Sooner or later in the life of every salesperson the infamous price objection will rear its ugly head. The reality is that buyers want to spend as little as possible. Salespeople want to maintain high maintained margin and don’t want to be viewed as a commodity for which there is no customer loyalty.
So how can you differentiate yourself from the competition and sell your products and services at higher prices? The answer is: Add value and service. But before that you have to:
Do your homework. Make sure that you know your product, your market, your competition and the needs of your prospect
That means asking your prospects open ended questions and listening to their responses. Develop a list of 10-15 questions to get to the root of their needs. While, on the surface, price may be an objection, it may be overcome by a cast iron guarantee or value added services and support options.
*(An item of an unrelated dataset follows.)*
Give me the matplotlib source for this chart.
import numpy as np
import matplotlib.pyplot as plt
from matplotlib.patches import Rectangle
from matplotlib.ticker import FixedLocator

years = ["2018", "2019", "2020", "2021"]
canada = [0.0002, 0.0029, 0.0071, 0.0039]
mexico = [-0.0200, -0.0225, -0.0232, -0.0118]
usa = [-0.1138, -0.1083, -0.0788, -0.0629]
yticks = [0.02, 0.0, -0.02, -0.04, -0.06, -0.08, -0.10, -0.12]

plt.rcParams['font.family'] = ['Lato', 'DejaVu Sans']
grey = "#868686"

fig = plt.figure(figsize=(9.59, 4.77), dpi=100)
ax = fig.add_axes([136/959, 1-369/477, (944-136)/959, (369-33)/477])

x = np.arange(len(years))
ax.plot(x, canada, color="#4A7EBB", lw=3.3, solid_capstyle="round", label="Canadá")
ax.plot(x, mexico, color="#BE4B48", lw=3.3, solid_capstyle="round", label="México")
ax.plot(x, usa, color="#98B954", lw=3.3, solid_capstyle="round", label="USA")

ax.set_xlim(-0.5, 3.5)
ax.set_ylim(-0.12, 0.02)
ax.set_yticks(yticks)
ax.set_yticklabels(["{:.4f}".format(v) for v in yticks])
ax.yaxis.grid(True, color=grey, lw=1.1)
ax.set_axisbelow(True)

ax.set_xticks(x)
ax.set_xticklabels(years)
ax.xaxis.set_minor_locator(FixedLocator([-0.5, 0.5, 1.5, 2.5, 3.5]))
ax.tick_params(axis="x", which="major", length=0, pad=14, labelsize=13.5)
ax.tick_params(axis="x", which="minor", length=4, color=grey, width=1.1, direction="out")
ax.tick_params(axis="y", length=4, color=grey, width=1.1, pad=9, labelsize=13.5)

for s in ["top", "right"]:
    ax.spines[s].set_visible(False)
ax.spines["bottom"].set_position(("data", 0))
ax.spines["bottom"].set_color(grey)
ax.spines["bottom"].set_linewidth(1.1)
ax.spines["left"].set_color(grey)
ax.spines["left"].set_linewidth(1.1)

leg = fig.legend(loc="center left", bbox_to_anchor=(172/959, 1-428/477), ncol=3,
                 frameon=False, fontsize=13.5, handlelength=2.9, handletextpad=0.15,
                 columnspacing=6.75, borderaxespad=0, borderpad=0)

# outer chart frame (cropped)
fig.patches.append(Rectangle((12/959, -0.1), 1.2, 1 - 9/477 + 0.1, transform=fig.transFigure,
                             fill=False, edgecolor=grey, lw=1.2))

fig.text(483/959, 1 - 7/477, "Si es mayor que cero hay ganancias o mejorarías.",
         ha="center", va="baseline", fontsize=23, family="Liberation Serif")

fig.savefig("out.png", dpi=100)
For example, you sell apples for 79 cents each and the store (vendor) down the road sells them for 75 cents. The only difference aside from the price of the apples is that you have a return policy. If the customer buys an apple from the store down the road to save a couple of pennies and gets a rotten apple, they’re stuck with it. If they buy the apple from you they can get a new one. It’s a matter of developing a comfort level.
When selling higher-margin products, you need to educate prospects about what they’re getting for their money and why it’s in their best interest to do business with you.
An additional way to overcome a price objection is to surround the account and become a consultative salesperson. In other words if a customer has needs that are beyond your capacity to deliver, have the courage to go the extra mile and partner with outside non-competitive sources that can help you get the job done for them.
Remember: Customers don’t care how much you know until you show them how much you care.